## Exercise description
Return the listing below unchanged, minus its pictures.
═══ Stored data
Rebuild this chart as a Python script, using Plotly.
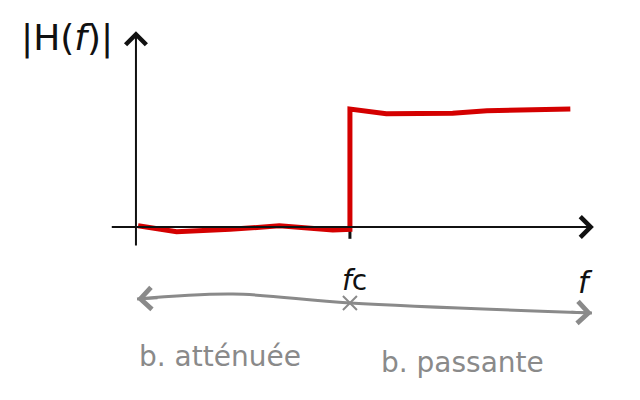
import plotly.graph_objects as go

# |H(f)| sketch of a high-pass filter, fc normalised to 1
freq = [0.01, 0.19, 0.44, 0.67, 0.92, 1.0, 1.0, 1.17, 1.48, 1.64, 2.03]
gain = [0.01, -0.04, -0.02, 0.01, -0.025, -0.02, 1.0, 0.96, 0.965, 0.985, 1.0]

fc = 1.0
f_axis = [-0.12, 2.14]
h_axis = [-0.17, 1.66]

# hand-drawn band bracket under the axis
band_f = [0.005, 0.453, 1.0, 2.131]
band_y = [-0.61, -0.568, -0.644, -0.729]

labels = ["|H(<i>f</i>)|", "<i>f</i>c", "<i>f</i>"]
label_f = [-0.32, 1.02, 2.1]
label_y = [1.6, -0.45, -0.47]

bands = ["b. atténuée", "b. passante"]
bands_f = [0.393, 1.528]
bands_y = [-1.095, -1.145]

black = "#111111"
grey = "#8a8a8a"
red = "#d40000"

fig = go.Figure()

fig.add_trace(go.Scatter(x=band_f, y=band_y, mode="lines",
                         line=dict(color=grey, width=3, shape="spline"),
                         hoverinfo="skip"))
fig.add_trace(go.Scatter(x=[fc], y=[band_y[2]], mode="markers",
                         marker=dict(symbol="x-thin", size=14,
                                     line=dict(color=grey, width=2)),
                         hoverinfo="skip"))
fig.add_trace(go.Scatter(x=[fc, fc], y=[0, -0.1], mode="lines",
                         line=dict(color=black, width=3), hoverinfo="skip"))
fig.add_trace(go.Scatter(x=freq, y=gain, mode="lines",
                         line=dict(color=red, width=5)))

# axes drawn as arrows
fig.add_annotation(x=f_axis[1], y=0, ax=f_axis[0], ay=0, xref="x", yref="y",
                   axref="x", ayref="y", text="", showarrow=True,
                   arrowhead=4, arrowsize=2, arrowwidth=2, arrowcolor=black)
fig.add_annotation(x=0, y=h_axis[1], ax=0, ay=h_axis[0], xref="x", yref="y",
                   axref="x", ayref="y", text="", showarrow=True,
                   arrowhead=4, arrowsize=2, arrowwidth=2, arrowcolor=black)

# bracket heads
fig.add_annotation(x=band_f[0], y=band_y[0], ax=22, ay=-1, text="",
                   showarrow=True, arrowhead=4, arrowsize=1.7,
                   arrowwidth=2.5, arrowcolor=grey)
fig.add_annotation(x=band_f[-1], y=band_y[-1], ax=-22, ay=-1, text="",
                   showarrow=True, arrowhead=4, arrowsize=1.7,
                   arrowwidth=2.5, arrowcolor=grey)

sizes = [36, 28, 30]
for t, x, y, s in zip(labels, label_f, label_y, sizes):
    fig.add_annotation(x=x, y=y, text=t, showarrow=False,
                       font=dict(size=s, color=black))
for t, x, y in zip(bands, bands_f, bands_y):
    fig.add_annotation(x=x, y=y, text=t, showarrow=False,
                       font=dict(size=28, color=grey))

# page body adds an 8px margin, ranges compensate for it
fig.update_xaxes(range=[-0.598, 2.393], visible=False)
fig.update_yaxes(range=[-1.534, 1.856], visible=False)
fig.update_layout(width=640, height=400, margin=dict(l=0, r=0, t=0, b=0),
                  plot_bgcolor="white", paper_bgcolor="white",
                  showlegend=False, font=dict(family="DejaVu Sans"))

fig.write_html("out.html")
══════
## Solution for this problem
Rebuild this chart as a Python script, using Plotly.
import plotly.graph_objects as go

# |H(f)| sketch of a high-pass filter, fc normalised to 1
freq = [0.01, 0.19, 0.44, 0.67, 0.92, 1.0, 1.0, 1.17, 1.48, 1.64, 2.03]
gain = [0.01, -0.04, -0.02, 0.01, -0.025, -0.02, 1.0, 0.96, 0.965, 0.985, 1.0]

fc = 1.0
f_axis = [-0.12, 2.14]
h_axis = [-0.17, 1.66]

# hand-drawn band bracket under the axis
band_f = [0.005, 0.453, 1.0, 2.131]
band_y = [-0.61, -0.568, -0.644, -0.729]

labels = ["|H(<i>f</i>)|", "<i>f</i>c", "<i>f</i>"]
label_f = [-0.32, 1.02, 2.1]
label_y = [1.6, -0.45, -0.47]

bands = ["b. atténuée", "b. passante"]
bands_f = [0.393, 1.528]
bands_y = [-1.095, -1.145]

black = "#111111"
grey = "#8a8a8a"
red = "#d40000"

fig = go.Figure()

fig.add_trace(go.Scatter(x=band_f, y=band_y, mode="lines",
                         line=dict(color=grey, width=3, shape="spline"),
                         hoverinfo="skip"))
fig.add_trace(go.Scatter(x=[fc], y=[band_y[2]], mode="markers",
                         marker=dict(symbol="x-thin", size=14,
                                     line=dict(color=grey, width=2)),
                         hoverinfo="skip"))
fig.add_trace(go.Scatter(x=[fc, fc], y=[0, -0.1], mode="lines",
                         line=dict(color=black, width=3), hoverinfo="skip"))
fig.add_trace(go.Scatter(x=freq, y=gain, mode="lines",
                         line=dict(color=red, width=5)))

# axes drawn as arrows
fig.add_annotation(x=f_axis[1], y=0, ax=f_axis[0], ay=0, xref="x", yref="y",
                   axref="x", ayref="y", text="", showarrow=True,
                   arrowhead=4, arrowsize=2, arrowwidth=2, arrowcolor=black)
fig.add_annotation(x=0, y=h_axis[1], ax=0, ay=h_axis[0], xref="x", yref="y",
                   axref="x", ayref="y", text="", showarrow=True,
                   arrowhead=4, arrowsize=2, arrowwidth=2, arrowcolor=black)

# bracket heads
fig.add_annotation(x=band_f[0], y=band_y[0], ax=22, ay=-1, text="",
                   showarrow=True, arrowhead=4, arrowsize=1.7,
                   arrowwidth=2.5, arrowcolor=grey)
fig.add_annotation(x=band_f[-1], y=band_y[-1], ax=-22, ay=-1, text="",
                   showarrow=True, arrowhead=4, arrowsize=1.7,
                   arrowwidth=2.5, arrowcolor=grey)

sizes = [36, 28, 30]
for t, x, y, s in zip(labels, label_f, label_y, sizes):
    fig.add_annotation(x=x, y=y, text=t, showarrow=False,
                       font=dict(size=s, color=black))
for t, x, y in zip(bands, bands_f, bands_y):
    fig.add_annotation(x=x, y=y, text=t, showarrow=False,
                       font=dict(size=28, color=grey))

# page body adds an 8px margin, ranges compensate for it
fig.update_xaxes(range=[-0.598, 2.393], visible=False)
fig.update_yaxes(range=[-1.534, 1.856], visible=False)
fig.update_layout(width=640, height=400, margin=dict(l=0, r=0, t=0, b=0),
                  plot_bgcolor="white", paper_bgcolor="white",
                  showlegend=False, font=dict(family="DejaVu Sans"))

fig.write_html("out.html")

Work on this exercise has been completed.